(Goal): Return the line containing "Give me the", the line containing "const yTicks = [0, 10, 20, 30, 40, 50, 60, 70];", and every line between them, exactly as they stand. Output nothing else.

(Dataset records):
▬▬▬▬▬▬

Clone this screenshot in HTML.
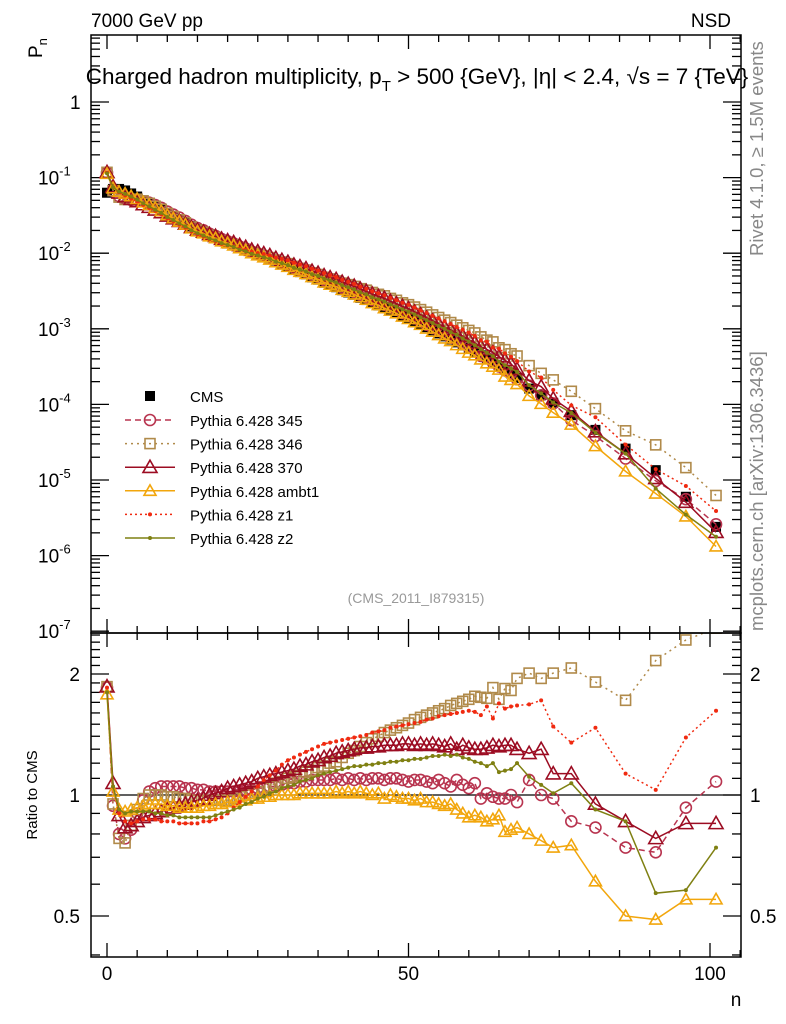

▬▬▬▬▬▬

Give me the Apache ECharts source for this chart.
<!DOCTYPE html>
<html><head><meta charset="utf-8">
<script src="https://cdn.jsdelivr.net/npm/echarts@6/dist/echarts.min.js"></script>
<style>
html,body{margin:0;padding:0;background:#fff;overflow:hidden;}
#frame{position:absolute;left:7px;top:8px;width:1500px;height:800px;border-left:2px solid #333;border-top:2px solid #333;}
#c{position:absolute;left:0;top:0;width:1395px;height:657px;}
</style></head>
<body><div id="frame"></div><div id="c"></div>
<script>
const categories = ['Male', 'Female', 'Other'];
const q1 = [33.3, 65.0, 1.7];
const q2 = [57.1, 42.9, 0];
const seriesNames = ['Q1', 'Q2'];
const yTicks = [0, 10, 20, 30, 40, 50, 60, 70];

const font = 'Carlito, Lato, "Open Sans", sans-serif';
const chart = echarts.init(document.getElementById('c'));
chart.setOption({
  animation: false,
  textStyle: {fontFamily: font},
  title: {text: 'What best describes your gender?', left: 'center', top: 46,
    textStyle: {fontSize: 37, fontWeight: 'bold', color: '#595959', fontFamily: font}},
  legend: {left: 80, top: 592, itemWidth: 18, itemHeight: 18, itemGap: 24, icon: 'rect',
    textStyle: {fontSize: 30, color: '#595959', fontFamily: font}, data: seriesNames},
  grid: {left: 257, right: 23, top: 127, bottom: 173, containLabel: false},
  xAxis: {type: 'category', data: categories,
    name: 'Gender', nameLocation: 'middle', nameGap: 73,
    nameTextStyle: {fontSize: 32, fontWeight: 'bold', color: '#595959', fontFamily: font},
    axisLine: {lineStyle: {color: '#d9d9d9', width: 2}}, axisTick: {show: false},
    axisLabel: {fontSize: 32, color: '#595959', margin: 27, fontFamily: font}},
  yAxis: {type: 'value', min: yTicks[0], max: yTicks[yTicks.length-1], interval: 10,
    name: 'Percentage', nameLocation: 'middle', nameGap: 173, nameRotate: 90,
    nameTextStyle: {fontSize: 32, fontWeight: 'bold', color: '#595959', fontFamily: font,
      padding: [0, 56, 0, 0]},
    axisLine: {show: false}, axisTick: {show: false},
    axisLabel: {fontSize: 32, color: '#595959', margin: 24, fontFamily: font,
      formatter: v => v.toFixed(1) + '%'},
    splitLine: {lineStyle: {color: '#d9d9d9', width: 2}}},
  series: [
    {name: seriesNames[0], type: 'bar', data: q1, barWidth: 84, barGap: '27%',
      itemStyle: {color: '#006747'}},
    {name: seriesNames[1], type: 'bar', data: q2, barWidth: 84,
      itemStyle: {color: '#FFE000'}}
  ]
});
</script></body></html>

▬▬▬▬▬▬

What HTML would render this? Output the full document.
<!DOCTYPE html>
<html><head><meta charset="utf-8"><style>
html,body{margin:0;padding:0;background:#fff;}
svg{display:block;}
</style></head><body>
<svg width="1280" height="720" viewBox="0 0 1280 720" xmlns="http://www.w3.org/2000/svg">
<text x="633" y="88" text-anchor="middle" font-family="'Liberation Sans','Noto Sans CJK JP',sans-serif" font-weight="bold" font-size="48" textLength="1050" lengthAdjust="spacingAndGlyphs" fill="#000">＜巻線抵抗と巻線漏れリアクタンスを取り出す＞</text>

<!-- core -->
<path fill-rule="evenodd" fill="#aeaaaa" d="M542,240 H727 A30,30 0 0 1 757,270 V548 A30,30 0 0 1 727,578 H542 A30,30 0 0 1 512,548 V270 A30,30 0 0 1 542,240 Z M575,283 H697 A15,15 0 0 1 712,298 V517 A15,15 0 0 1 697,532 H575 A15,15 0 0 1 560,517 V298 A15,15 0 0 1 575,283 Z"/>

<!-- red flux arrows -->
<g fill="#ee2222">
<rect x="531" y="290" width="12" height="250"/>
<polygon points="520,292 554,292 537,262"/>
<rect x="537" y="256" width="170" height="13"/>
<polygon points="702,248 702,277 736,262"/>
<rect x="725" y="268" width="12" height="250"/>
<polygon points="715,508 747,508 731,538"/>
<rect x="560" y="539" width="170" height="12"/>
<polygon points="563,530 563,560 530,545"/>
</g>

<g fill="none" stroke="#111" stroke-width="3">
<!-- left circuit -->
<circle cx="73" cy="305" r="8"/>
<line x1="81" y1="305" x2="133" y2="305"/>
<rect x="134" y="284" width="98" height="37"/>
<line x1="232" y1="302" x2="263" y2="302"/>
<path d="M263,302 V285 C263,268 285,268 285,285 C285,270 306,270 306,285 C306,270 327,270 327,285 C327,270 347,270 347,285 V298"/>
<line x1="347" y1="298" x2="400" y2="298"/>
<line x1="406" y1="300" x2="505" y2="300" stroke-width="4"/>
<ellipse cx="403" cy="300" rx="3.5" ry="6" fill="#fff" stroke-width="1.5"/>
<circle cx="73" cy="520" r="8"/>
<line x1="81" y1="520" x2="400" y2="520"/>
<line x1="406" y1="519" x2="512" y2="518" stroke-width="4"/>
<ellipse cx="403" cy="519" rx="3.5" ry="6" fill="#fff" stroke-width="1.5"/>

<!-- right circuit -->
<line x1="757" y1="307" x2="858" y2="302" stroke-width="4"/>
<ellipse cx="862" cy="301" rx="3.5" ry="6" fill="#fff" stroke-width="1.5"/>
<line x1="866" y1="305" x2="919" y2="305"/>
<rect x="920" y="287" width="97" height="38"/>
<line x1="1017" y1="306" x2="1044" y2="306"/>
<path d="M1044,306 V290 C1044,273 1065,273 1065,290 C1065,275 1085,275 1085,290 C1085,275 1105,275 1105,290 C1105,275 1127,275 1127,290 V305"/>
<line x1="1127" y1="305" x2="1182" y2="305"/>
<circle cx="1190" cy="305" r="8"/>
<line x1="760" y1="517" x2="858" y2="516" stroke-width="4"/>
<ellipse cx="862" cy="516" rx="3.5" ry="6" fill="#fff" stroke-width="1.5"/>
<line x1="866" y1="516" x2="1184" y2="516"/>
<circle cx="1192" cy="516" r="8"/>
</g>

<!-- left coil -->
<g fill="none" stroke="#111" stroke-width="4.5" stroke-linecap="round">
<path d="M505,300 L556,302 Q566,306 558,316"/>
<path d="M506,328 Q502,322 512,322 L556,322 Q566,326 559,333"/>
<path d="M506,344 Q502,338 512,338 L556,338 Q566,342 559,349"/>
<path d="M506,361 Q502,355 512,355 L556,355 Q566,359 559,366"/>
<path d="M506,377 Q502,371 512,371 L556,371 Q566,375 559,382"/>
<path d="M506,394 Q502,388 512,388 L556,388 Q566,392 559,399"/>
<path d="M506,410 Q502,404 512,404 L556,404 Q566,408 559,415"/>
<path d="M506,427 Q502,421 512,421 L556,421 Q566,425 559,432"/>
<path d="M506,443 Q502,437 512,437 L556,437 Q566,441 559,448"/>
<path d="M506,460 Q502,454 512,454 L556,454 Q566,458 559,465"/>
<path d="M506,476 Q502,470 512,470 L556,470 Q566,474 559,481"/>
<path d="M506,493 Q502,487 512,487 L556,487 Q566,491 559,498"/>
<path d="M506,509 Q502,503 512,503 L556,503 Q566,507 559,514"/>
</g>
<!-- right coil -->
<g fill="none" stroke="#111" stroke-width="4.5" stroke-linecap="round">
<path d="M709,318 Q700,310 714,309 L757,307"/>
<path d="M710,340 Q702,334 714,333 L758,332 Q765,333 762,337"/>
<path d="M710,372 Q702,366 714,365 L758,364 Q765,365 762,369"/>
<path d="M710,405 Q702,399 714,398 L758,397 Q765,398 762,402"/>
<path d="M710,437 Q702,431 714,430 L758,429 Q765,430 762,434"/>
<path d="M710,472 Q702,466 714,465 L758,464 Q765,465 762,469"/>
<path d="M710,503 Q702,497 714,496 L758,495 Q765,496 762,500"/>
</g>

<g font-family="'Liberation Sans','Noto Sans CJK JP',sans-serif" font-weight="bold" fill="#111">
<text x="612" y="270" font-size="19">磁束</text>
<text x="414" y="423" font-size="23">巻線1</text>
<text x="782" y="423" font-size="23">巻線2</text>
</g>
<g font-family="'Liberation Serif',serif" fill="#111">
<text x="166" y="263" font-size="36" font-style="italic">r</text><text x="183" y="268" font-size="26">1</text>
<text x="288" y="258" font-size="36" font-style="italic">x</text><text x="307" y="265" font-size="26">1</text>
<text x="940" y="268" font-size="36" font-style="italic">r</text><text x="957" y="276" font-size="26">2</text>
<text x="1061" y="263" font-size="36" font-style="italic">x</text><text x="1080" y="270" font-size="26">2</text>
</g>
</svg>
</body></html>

▬▬▬▬▬▬

(Correct response):
Give me the Apache ECharts source for this chart.
<!DOCTYPE html>
<html><head><meta charset="utf-8">
<script src="https://cdn.jsdelivr.net/npm/echarts@6/dist/echarts.min.js"></script>
<style>
html,body{margin:0;padding:0;background:#fff;overflow:hidden;}
#frame{position:absolute;left:7px;top:8px;width:1500px;height:800px;border-left:2px solid #333;border-top:2px solid #333;}
#c{position:absolute;left:0;top:0;width:1395px;height:657px;}
</style></head>
<body><div id="frame"></div><div id="c"></div>
<script>
const categories = ['Male', 'Female', 'Other'];
const q1 = [33.3, 65.0, 1.7];
const q2 = [57.1, 42.9, 0];
const seriesNames = ['Q1', 'Q2'];
const yTicks = [0, 10, 20, 30, 40, 50, 60, 70];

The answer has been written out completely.